Munio twierdzisz, że raczej czuwak i tutaj się z Tobą nie zgodzę bo:
- czuwak też zatrzyma pociąg ale może niewystarczająco ochronić przed katastrofą
- aby zadziałał czuwak bez reakcji maszynisty musi minąć aż 1 minuta i 10 sekund(oczywiście przy dobrym wyregulowaniu czuwaka na częstotliwość zadziałania co 1 minuta, 5 sekund oznaczenie wizualne za pomocą migającej kontrolki, następne 5 sekund kontrolka i sygnał dźwiękowy.
- SHP zatrzyma nam skład przed semaforem, tarczą ostrzegawczą
Teraz takie sprostowanie dlaczego właśnie SHP (samoczynne hamowanie pociągu) jest takie ważne.
Dajmy na to mamy szlakową 100km/h to w czasie 70sekund przejedziemy około 1950 metrów (prawie 2km).
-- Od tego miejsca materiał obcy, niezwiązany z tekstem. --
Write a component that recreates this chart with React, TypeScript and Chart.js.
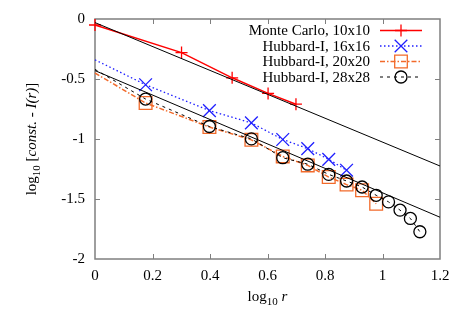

Teraz przyjmijmy, że droga hamowania na tej linii wynosi 1000[metrów]{1km}, jedziemy pociągiem zbliżamy się do stacji gdzieś 500 metrów przed tarcza ostrzegawcza mech kasuje nam czuwak po jakiś 10 sekundach zasłabł, następnie mija tarcze ostrzegawczą (1000 metrów do semafora wjazdowego), która pokazuje że na wjazdowym będzie sygnał "STÓJ" (bo wyjeżdża inny pociąg przecinając drogę przebiegu dla tego naszego pociągu), od semafora zostanie jeszcze około 450 metrów, aby włączyło się nagłe hamowanie bo czuwak zadziała dodając do tego drogę hamowania pociągu- katastrofa murowana ale tylko bez SHP.
A jak mamy SHP to hamowanie nagłe pociągu w/w omawianym przypadku zaczęłoby się po minięciu tarczy ostrzegawczej i nie doszłoby do tragedii.
A gdyby mech miał jeszcze nastawnik dajmy na "siódemce" na ostatniej pozycji+ do tego z 3 boki pociąg mógłby przez te 70 sekund ładnie jeszcze się rozpędzić.
Teraz coś na temat "odkasztanienia się w czasie biegu pociągu"
Pociąg pośpieszny duże natężenie jak to Mariusz1970 dał przykład. Jedziemy!:]
Łapie nas ostre parcie na zadek, to jak już ktoś napisał, gazeta,wiadro ja dodam jeszcze jednorazówka lub reklamówka.
Ktoś nie wyobraża sobie jak to można (mówię cały czas o przypadku jazdy w pojedynkę) się "odkasztanić" prowadząc pociąg. Wstajemy z fotela rozkładamy, podstawiamy co tam mamy akurat takiego co by się na te wypociny nadawało, odstawiamy fotel przesuwamy itp, robimy pozycję na tzw. Małysza i jedziemy i walimy. Po wszystkim bierzemy ręcznik zielony (przeważnie maszyniści maja to ze sobą na służbach aby przetrzeć pulpit, postawić na tym kawę aby nie jeździła po pulpicie itp) z pulpitu robimy to co ze srajtaśmą wrzucamy:
1) do reklamówki zawiązujemy na supełek i lu w pole :]
2) z wiaderka ciężko wylać, to odstawiamy do przedziału maszynowego coby nam w kabinie nie waniajet
3) gazetę zwijamy i lu w pole
To chyba już wyjaśnione.
Jeżeli mech opóźni pociąg od razu ma dochodzenie i cięcie po premii.